▸ **WHAT THIS TASK INVOLVES**:
Show all lines from the listing below that contain "file".

[START]

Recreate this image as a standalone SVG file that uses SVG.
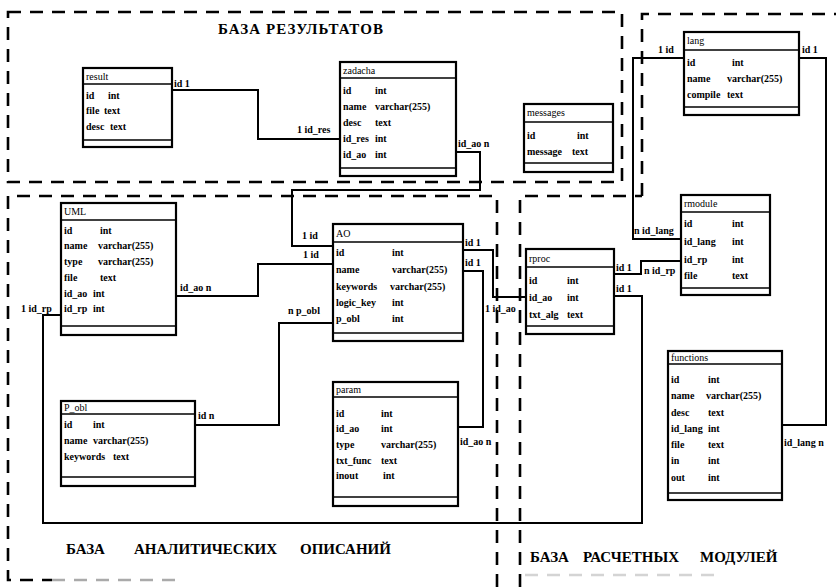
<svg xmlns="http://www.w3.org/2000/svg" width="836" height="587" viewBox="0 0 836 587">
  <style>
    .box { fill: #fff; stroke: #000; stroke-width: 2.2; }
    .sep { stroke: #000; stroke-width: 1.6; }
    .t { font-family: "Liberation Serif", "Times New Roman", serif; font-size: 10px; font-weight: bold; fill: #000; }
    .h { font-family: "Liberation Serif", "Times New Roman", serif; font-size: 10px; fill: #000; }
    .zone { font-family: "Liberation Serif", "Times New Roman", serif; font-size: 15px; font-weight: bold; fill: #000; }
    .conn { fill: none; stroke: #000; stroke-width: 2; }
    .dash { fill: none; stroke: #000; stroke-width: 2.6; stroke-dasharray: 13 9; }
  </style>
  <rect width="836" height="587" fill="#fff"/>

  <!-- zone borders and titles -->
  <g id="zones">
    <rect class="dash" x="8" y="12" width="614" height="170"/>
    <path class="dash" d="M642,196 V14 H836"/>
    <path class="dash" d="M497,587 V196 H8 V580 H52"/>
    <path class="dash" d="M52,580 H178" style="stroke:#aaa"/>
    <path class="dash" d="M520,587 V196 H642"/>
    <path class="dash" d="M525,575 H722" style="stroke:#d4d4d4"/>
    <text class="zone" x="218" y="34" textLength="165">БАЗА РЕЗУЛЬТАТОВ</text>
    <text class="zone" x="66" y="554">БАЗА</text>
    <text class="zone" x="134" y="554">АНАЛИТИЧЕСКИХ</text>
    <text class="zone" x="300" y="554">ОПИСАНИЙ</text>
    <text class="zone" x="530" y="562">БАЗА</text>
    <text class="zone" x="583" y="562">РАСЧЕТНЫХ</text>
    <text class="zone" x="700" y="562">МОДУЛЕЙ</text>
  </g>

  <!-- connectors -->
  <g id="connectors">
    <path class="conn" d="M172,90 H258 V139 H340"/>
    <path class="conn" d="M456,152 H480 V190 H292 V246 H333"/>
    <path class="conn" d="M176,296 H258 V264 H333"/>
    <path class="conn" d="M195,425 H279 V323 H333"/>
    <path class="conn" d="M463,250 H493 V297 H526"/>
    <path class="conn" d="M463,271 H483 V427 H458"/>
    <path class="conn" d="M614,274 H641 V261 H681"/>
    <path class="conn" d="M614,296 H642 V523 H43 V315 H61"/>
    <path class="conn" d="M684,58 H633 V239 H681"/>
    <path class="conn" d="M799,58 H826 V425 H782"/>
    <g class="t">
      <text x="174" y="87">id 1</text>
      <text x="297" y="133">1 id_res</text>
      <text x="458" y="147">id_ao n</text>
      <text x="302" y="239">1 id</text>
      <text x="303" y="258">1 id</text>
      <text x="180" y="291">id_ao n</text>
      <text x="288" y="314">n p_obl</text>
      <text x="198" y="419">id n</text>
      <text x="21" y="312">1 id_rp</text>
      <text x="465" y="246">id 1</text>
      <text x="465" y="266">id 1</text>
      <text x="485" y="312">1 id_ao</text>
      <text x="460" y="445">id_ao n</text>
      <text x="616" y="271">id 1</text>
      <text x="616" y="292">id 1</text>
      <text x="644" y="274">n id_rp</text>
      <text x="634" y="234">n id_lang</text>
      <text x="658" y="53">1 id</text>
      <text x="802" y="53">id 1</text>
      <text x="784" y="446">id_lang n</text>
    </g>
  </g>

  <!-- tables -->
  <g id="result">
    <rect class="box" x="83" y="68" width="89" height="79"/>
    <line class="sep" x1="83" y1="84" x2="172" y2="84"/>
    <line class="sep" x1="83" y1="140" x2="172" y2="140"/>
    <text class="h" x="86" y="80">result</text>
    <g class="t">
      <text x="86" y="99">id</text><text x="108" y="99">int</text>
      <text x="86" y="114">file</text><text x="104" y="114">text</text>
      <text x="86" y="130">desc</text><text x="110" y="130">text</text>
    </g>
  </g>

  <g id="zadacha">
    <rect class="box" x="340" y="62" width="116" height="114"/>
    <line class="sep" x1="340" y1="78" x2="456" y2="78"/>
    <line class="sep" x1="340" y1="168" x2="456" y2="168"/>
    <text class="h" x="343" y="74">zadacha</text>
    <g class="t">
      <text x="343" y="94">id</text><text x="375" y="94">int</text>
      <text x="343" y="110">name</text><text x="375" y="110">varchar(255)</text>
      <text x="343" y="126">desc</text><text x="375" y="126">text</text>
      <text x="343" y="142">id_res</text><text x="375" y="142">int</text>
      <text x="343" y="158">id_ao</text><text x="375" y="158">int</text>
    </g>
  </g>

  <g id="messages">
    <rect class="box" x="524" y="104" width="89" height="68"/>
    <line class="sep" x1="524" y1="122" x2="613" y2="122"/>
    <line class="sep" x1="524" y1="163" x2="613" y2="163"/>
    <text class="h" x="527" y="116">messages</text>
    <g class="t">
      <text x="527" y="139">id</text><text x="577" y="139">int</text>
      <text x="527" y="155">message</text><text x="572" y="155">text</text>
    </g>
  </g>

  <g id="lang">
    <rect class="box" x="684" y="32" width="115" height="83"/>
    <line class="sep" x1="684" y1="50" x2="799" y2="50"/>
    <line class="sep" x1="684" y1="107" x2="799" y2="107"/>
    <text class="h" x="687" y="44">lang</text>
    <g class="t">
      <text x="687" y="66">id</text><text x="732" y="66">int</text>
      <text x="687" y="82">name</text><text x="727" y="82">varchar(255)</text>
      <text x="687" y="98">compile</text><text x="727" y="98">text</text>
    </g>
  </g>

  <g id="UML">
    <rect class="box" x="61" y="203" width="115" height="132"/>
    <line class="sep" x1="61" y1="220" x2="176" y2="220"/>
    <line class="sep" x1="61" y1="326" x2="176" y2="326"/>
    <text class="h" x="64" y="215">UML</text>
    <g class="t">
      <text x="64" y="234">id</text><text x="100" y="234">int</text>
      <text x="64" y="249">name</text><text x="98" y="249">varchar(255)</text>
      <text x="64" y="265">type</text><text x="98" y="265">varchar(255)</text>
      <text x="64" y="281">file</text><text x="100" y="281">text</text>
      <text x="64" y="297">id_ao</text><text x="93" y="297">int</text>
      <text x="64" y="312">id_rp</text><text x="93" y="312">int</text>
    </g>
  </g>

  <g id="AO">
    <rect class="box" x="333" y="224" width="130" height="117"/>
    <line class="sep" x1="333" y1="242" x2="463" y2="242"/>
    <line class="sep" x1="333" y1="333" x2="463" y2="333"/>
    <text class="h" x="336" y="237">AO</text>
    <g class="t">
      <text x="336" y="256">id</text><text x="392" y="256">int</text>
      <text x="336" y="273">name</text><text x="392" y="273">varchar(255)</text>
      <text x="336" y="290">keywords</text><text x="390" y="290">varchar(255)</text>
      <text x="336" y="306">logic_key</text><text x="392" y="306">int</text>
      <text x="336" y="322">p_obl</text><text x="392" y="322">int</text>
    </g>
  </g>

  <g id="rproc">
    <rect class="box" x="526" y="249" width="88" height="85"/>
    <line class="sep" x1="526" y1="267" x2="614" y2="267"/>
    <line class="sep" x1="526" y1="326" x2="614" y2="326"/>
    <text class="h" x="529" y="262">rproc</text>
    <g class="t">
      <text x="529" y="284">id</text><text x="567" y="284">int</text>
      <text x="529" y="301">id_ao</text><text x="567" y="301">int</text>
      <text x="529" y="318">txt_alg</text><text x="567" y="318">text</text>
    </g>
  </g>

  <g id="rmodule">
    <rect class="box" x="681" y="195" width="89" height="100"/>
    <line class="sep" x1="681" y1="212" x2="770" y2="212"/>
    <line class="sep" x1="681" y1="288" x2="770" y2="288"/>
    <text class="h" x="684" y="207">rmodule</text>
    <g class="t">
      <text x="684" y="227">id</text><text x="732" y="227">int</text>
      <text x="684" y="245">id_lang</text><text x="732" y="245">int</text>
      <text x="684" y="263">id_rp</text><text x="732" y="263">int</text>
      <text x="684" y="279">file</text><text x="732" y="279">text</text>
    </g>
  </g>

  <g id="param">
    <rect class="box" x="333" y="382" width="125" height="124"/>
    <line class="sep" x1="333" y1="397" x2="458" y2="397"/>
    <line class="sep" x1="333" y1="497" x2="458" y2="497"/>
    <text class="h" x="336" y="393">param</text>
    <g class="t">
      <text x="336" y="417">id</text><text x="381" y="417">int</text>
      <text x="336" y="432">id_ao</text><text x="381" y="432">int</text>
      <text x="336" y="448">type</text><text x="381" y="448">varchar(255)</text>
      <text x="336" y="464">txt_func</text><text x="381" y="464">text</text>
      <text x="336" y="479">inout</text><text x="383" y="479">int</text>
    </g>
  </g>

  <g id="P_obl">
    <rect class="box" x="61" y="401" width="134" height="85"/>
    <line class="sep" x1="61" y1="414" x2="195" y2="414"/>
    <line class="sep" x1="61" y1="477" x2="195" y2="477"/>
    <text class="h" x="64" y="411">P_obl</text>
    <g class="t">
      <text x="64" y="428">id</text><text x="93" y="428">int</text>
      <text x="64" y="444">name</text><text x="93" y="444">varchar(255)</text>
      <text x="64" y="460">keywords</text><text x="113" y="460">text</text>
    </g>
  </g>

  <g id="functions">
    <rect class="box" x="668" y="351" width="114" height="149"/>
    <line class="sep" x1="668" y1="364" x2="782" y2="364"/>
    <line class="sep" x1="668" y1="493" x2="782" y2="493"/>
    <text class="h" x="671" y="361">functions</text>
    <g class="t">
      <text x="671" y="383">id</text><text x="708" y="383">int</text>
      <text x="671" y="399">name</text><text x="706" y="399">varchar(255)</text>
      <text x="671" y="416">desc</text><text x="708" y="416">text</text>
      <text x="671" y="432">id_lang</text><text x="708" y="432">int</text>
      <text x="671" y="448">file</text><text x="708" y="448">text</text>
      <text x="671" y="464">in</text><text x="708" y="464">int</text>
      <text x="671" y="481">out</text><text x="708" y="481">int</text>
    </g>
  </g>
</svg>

[END]

▸ **TASK ANSWER**:
Recreate this image as a standalone SVG file that uses SVG.
      <text x="86" y="114">file</text><text x="104" y="114">text</text>
      <text x="64" y="281">file</text><text x="100" y="281">text</text>
      <text x="684" y="279">file</text><text x="732" y="279">text</text>
      <text x="671" y="448">file</text><text x="708" y="448">text</text>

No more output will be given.